Grand Mosque in Medina Baye/Ihssan Tahir
Grand Mosque in Medina Baye/Ihssan Tahir

It was midday and the sun beat down with vengeance. One would have thought that the people had committed some sort of crime the way her rays pierced the sand encrusted roads. It made me hot just to look out the window. I reminded myself that it was Senegal and, after all, we were in the month of June. The landscape was bursting with colors of the earth. Every imaginable hue of green and brown filled the horizon. I took a deep breath in and savored the moment of being in an Afrikan Muslim country during one of the holiest months.

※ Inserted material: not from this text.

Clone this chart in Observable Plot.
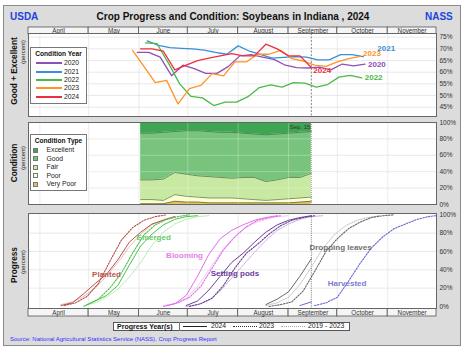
<!DOCTYPE html>
<html><head><meta charset="utf-8">
<script src="https://cdn.jsdelivr.net/npm/d3@7"></script>
<script src="https://cdn.jsdelivr.net/npm/@observablehq/plot@0.6"></script>
<style>
body{margin:0;background:#fff;font-family:"Liberation Sans",Arial,sans-serif;}
#wrap{position:relative;width:474px;height:351px;overflow:hidden;}
#bg{position:absolute;left:3px;top:5px;width:458px;height:341px;background:#dcdcdc;border:1px solid #8a8a8a;box-sizing:border-box;}
.p{position:absolute;left:0;}
.c{position:absolute;transform:translate(-50%,-50%);white-space:nowrap;line-height:1;}
.l{position:absolute;transform:translate(0,-50%);white-space:nowrap;line-height:1;}
.rot{position:absolute;transform:translate(-50%,-50%) rotate(-90deg);white-space:nowrap;line-height:1;}
.box{position:absolute;background:#fff;border:1px solid #777;box-sizing:border-box;}
svg{overflow:visible;}
</style></head>
<body><div id="wrap"><div id="bg"></div></div>
<script>
// ---------- data ----------
const monthNames = ["April","May","June","July","August","September","October","November"];
const monthStarts = ["04-01","05-01","06-01","07-01","08-01","09-01","10-01","11-01"];
const conditionYears = ["2020","2021","2022","2023","2024"];
const yearColors = ["#8e4fb8","#3a8fd6","#4cb848","#ff9326","#ee2e3c"];
const geStart = ["05-31","06-06","06-05","05-28","06-02"];
const ge2020 = [68.5,68.5,66.5,58.5,63,61.5,59.5,59.5,62.5,67,67.5,66.5,65.5,63,62,61.8,62.2,61,63.5,62.7,63.5];
const ge2021 = [73.4,71.5,70.5,70.2,70,69.5,68.5,67.7,71.3,69,67.5,66,66.4,66.7,66.5,65.3,65.3,67.5,67.5,66.7];
const ge2022 = [72.6,72.3,64,55,49.6,49,45.7,47.2,47.2,49.5,53.4,54.6,53.6,55.5,55.3,53.6,54.7,57.9,58.6,57.6];
const ge2023 = [69.4,62.5,55.5,56.5,46.4,53,54.3,59.4,58.4,64.4,64.4,67.7,67.7,69.4,65.8,64.8,63,62.5,64.4,65.8,66.8];
const ge2024 = [70,70,69,61,63,65,66,67,68,67,67,72,70,67,67,62];

const conditionTypes = ["Excellent","Good","Fair","Poor","Very Poor"];
const conditionColors = ["#3ea552","#78c47c","#c8e9a2","#fffbd2","#e6bf5a"];
const cond2024Start = "06-02";
const excellent = [13,13,12,11,10,10,11,12,12,13,14,15,14,13,12,11];
const good      = [57,57,57,50,53,55,55,55,56,54,53,57,56,54,55,51];
const fair      = [24,24,26,27,27,26,26,25,24,26,27,23,24,26,25,29];
const poor      = [5,5,4,8,7,6,6,6,6,5,4,3,4,5,5,5];
const veryPoor  = [1,1,1,4,3,3,2,2,2,2,2,2,2,2,3,4];
const lastWeek = "09-15";

const stages = ["Planted","Emerged","Blooming","Setting pods","Dropping leaves","Harvested"];
const stageColors = ["#b5524b","#4cc04c","#e070e8","#6a3d9a","#686868","#6a6ad0"];
const stageLight  = ["#e3aaa5","#a8e4a8","#f2b4f2","#b9a3d6","#bdbdbd","#b0b0ea"];
const stageLabelColors = ["#b9564f","#66cc66","#e67ee6","#6a3d9a","#707070","#7a7ad6"];
const stageLabelAt = [["05-12",35],["06-10",75],["06-29",55.6],["07-30",35.7],["10-03",64.7],["10-07",24.8]];
const p2024Start = ["04-14","04-28","06-16","06-30","08-18","09-08"];
const p2024 = [
  [1,4,14,25,35,51,70,81,90,94,98],
  [0,6,12,23,45,66,79,89,95,98,99],
  [0,3,12,33,57,74,83,89,94,97,99],
  [1,6,18,33,48,58,70,81,89,94,97,99],
  [2,8,16,33,52],
  [1,5]
];
const p2023Start = ["04-16","04-30","06-18","07-02","08-20","09-17"];
const p2023 = [
  [1,4,11,25,49,72,86,94,98,100],
  [2,8,20,36,58,78,89,95,98,100],
  [1,4,10,22,42,62,76,87,94,97,99],
  [0,3,9,23,42,58,68,79,88,94,97,99],
  [0,2,5,17,38,60,74,85,92,97,99,100],
  [1,4,10,28,47,64,76,85,90,95,98,99.5]
];
const pAvgStart = ["04-14","04-28","06-16","06-30","08-18",null];
const pAvg = [
  [2,5,11,20,33,48,65,79,89,95,98],
  [1,4,10,19,32,48,67,81,90,95,98,99],
  [1,3,9,22,40,58,73,84,91,95,98,99],
  [0,2,7,17,31,45,59,72,83,90,95,98,99],
  [1,4,10,24,43,63,78,88,94,97,99],
  null
];
const geTicks = [45,50,55,60,65,70,75];
const pctTicks = [0,20,40,60,80,100];

// ---------- helpers ----------
const DAY = 864e5;
const parse = s => { const [m,d] = s.split("-").map(Number); return new Date(Date.UTC(2024, m-1, d)); };
const weekly = (start, values) => values.map((v,i) => ({date: new Date(parse(start).getTime() + i*7*DAY), value: v}));
const xDomain = [parse("03-25"), parse("12-01")];
const mStarts = monthStarts.map(parse);
const sep15 = parse(lastWeek);
const FONT = "Liberation Sans, Arial, sans-serif";
const base = (h) => ({width:474, height:h, marginLeft:28, marginRight:38, marginTop:0, marginBottom:0,
  style:{background:"none", fontFamily:FONT, fontSize:"6.5px", color:"#333", overflow:"visible"},
  x:{type:"utc", domain:xDomain, axis:null}});
const wrap = document.getElementById("wrap");
function place(svg, top){ svg.classList.add("p"); svg.style.top = top+"px"; svg.style.position="absolute"; svg.style.left="0px"; wrap.appendChild(svg); }
function div(cls, x, y, text, css){ const e=document.createElement("div"); e.className=cls; e.style.left=x+"px"; e.style.top=y+"px"; e.textContent=text; Object.assign(e.style, css||{}); wrap.appendChild(e); return e; }

// month bands
const bands = monthNames.map((n,i) => ({name:n, x1: i===0 ? xDomain[0] : mStarts[i], x2: i<7 ? mStarts[i+1] : xDomain[1]}));
bands.forEach(b => b.mid = new Date((b.x1.getTime()+b.x2.getTime())/2));
function bandPlot(h){
  return Plot.plot({...base(h), marks:[
    Plot.rect(bands, {x1:"x1", x2:"x2", fill:"#f5f5f5", stroke:"#555", strokeWidth:0.8}),
    Plot.text(bands, {x:"mid", text:"name", fontSize:6.3, fill:"#333"})
  ]});
}
place(bandPlot(7), 27);
place(bandPlot(8), 308);

// ---------- panel 1: good + excellent ----------
const geSeries = [ge2020, ge2021, ge2022, ge2023, ge2024].map((vals,i) => ({year:conditionYears[i], color:yearColors[i], pts:weekly(geStart[i], vals)}));
const labelOffsets = {"2020":[3,0], "2021":[14,-8], "2022":[3,0], "2023":[3,-3], "2024":[2,3]};
const yAxis = (domain, ticks) => ({domain, axis:"right", ticks, tickFormat:d=>d+"%", tickSize:0, tickPadding:3, label:null});
const p1 = Plot.plot({...base(83),
  y:yAxis([41.0,76.6], geTicks),
  marks:[
    Plot.frame({fill:"white"}),
    Plot.ruleY(geTicks, {stroke:"#e2e2e2", strokeWidth:0.8}),
    Plot.ruleX(mStarts, {stroke:"#e6e6e6", strokeWidth:0.8}),
    Plot.ruleX([sep15], {stroke:"#777", strokeDasharray:"2,1.5", strokeWidth:0.9}),
    ...geSeries.map(s => Plot.line(s.pts, {x:"date", y:"value", stroke:s.color, strokeWidth:1.3})),
    ...geSeries.map(s => Plot.text([s.pts[s.pts.length-1]], {x:"date", y:"value", text:()=>s.year, fill:s.color,
        fontWeight:"bold", fontSize:8, textAnchor:"start", dx:labelOffsets[s.year][0], dy:labelOffsets[s.year][1]})),
    Plot.frame({stroke:"#666"})
  ]});
place(p1, 33);

// ---------- panel 2: condition ----------
const condVals = [excellent, good, fair, poor, veryPoor];
const condData = [];
for (let t = 4; t >= 0; t--) weekly(cond2024Start, condVals[t]).forEach(p => condData.push({date:p.date, value:p.value, type:conditionTypes[t]}));
const p2 = Plot.plot({...base(82),
  y:yAxis([0,100], pctTicks),
  color:{domain:conditionTypes, range:conditionColors},
  marks:[
    Plot.frame({fill:"white"}),
    Plot.ruleY([20,40,60,80], {stroke:"#e2e2e2", strokeWidth:0.8}),
    Plot.ruleX(mStarts, {stroke:"#e6e6e6", strokeWidth:0.8}),
    Plot.areaY(condData, {x:"date", y:"value", z:"type", fill:"type"}),
    Plot.lineY(condData, Plot.stackY2({x:"date", y:"value", z:"type", stroke:"#3d6b3a", strokeWidth:0.7})),
    Plot.ruleY([20,40,60,80], {x1:xDomain[0], x2:sep15, stroke:"white", strokeOpacity:0.35, strokeWidth:0.8}),
    Plot.ruleX(mStarts.filter(d => d < sep15 && d > parse("06-02")), {stroke:"white", strokeOpacity:0.35, strokeWidth:0.8}),
    Plot.ruleX([sep15], {stroke:"#888", strokeDasharray:"1,1", strokeWidth:0.8}),
    Plot.text([{date:sep15, value:100}], {x:"date", y:"value", text:()=>"Sep. 15", textAnchor:"end", dx:-1, dy:5, fontSize:6, fill:"#333"}),
    Plot.frame({stroke:"#666"})
  ]});
place(p2, 122);

// ---------- panel 3: progress ----------
const p3marks = [
  Plot.frame({fill:"white"}),
  Plot.ruleY([20,40,60,80], {stroke:"#e2e2e2", strokeWidth:0.8}),
  Plot.ruleX(mStarts, {stroke:"#e6e6e6", strokeWidth:0.8}),
  Plot.ruleX([sep15], {stroke:"#666", strokeDasharray:"1,1.2", strokeWidth:0.9})
];
stages.forEach((s,i) => {
  if (pAvg[i]) p3marks.push(Plot.line(weekly(pAvgStart[i], pAvg[i]), {x:"date", y:"value", stroke:stageLight[i], strokeWidth:0.9, strokeDasharray:"1,1", clip:true}));
  p3marks.push(Plot.line(weekly(p2023Start[i], p2023[i]), {x:"date", y:"value", stroke:stageColors[i], strokeWidth:1.1, strokeDasharray:"1.5,1.4", clip:true}));
  p3marks.push(Plot.line(weekly(p2024Start[i], p2024[i]), {x:"date", y:"value", stroke:stageColors[i], strokeWidth:1, clip:true}));
});
stages.forEach((s,i) => {
  p3marks.push(Plot.text([{date:parse(stageLabelAt[i][0]), value:stageLabelAt[i][1]}], {x:"date", y:"value", text:()=>s, fill:stageLabelColors[i], fontWeight:"bold", fontSize:8}));
});
p3marks.push(Plot.frame({stroke:"#666"}));
const p3 = Plot.plot({...base(95),
  y:yAxis([-2.2,101.4], pctTicks),
  marks:p3marks});
place(p3, 213);

// ---------- texts ----------
div("c", 233, 16.5, "Crop Progress and Condition: Soybeans in Indiana , 2024", {fontSize:"10px", fontWeight:"bold", color:"#111"});
div("l", 10, 16.5, "USDA", {fontSize:"10px", fontWeight:"bold", color:"#2244dd"});
div("l", 425, 16.5, "NASS", {fontSize:"10px", fontWeight:"bold", color:"#2244dd"});
div("rot", 13.5, 71, "Good + Excellent", {fontSize:"8.3px", fontWeight:"bold", color:"#111"});
div("rot", 22.5, 52, "(percent)", {fontSize:"6px", color:"#222"});
div("rot", 13.5, 163, "Condition", {fontSize:"8.3px", fontWeight:"bold", color:"#111"});
div("rot", 22.5, 158, "(percent)", {fontSize:"6px", color:"#222"});
div("rot", 13.5, 265, "Progress", {fontSize:"8.3px", fontWeight:"bold", color:"#111"});
div("rot", 22.5, 262, "(percent)", {fontSize:"6px", color:"#222"});
div("l", 10, 338.5, "Source: National Agricultural Statistics Service (NASS), Crop Progress Report", {fontSize:"6px", color:"#3333ff"});

// legend 1
const lg1 = document.createElement("div"); lg1.className="box"; Object.assign(lg1.style,{left:"30px",top:"47px",width:"57px",height:"57px"}); wrap.appendChild(lg1);
div("c", 58.5, 54, "Condition Year", {fontSize:"6.6px", fontWeight:"bold", color:"#111"});
conditionYears.forEach((y,i) => {
  const cy = 63.3 + i*8.35;
  const ln = document.createElement("div"); Object.assign(ln.style,{position:"absolute",left:"36px",top:(cy-1)+"px",width:"26px",height:"2px",background:yearColors[i]}); wrap.appendChild(ln);
  div("l", 64, cy, y, {fontSize:"6.8px", color:"#222"});
});
// legend 2
const lg2 = document.createElement("div"); lg2.className="box"; Object.assign(lg2.style,{left:"30px",top:"134px",width:"57px",height:"57px"}); wrap.appendChild(lg2);
div("c", 58.5, 141, "Condition Type", {fontSize:"6.6px", fontWeight:"bold", color:"#111"});
conditionTypes.forEach((t,i) => {
  const cy = 150.3 + i*8.5;
  const sq = document.createElement("div"); Object.assign(sq.style,{position:"absolute",left:"33px",top:(cy-2.5)+"px",width:"5px",height:"5px",background:conditionColors[i],border:"0.5px solid #777",boxSizing:"border-box"}); wrap.appendChild(sq);
  div("l", 46.5, cy, t, {fontSize:"6.8px", color:"#222"});
});
// bottom legend
const lg3 = document.createElement("div"); lg3.className="box"; Object.assign(lg3.style,{left:"113px",top:"321.5px",width:"237px",height:"9.5px",border:"1px solid #555"}); wrap.appendChild(lg3);
div("l", 117, 326.3, "Progress Year(s)", {fontSize:"7px", fontWeight:"bold", color:"#111"});
const sepd = document.createElement("div"); Object.assign(sepd.style,{position:"absolute",left:"178.5px",top:"322px",width:"0.8px",height:"8.5px",background:"#777"}); wrap.appendChild(sepd);
const sampleStyles = [["183px","solid #222","1.4px"],["233px","dotted #333","1.3px"],["281px","dotted #aaa","1px"]];
sampleStyles.forEach(([l,b,w]) => { const s=document.createElement("div"); Object.assign(s.style,{position:"absolute",left:l,top:"325.6px",width:"24px",height:"0",borderTop:w+" "+b}); wrap.appendChild(s); });
div("l", 211, 326.3, "2024", {fontSize:"6.8px", color:"#222"});
div("l", 259, 326.3, "2023", {fontSize:"6.8px", color:"#222"});
div("l", 308, 326.3, "2019 - 2023", {fontSize:"6.8px", color:"#222"});
</script>
</body></html>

I wrapped my mulfaa (traditional Mauritanian garment) and slipped on my flip flops. As I made my way to the Grand Mosque I noticed a group of teenage boys sleeping under a makeshift tent. Some lay sleeping with books clutched in their hands while others loosely grasped onto dhikr beads. In many Afrikan countries it is customary to take afternoon naps, especially during the sweltering humid summers. You’re either doing one of two things during the daytime hours in Ramadan, that is sleeping or being at the mosque. Anyone who visits Medina Baye understands the importance of the Grand Mosque, which is made of gleaming white marble with brightly colored stained glass windows. It stands in the center of the city inviting people into its doors.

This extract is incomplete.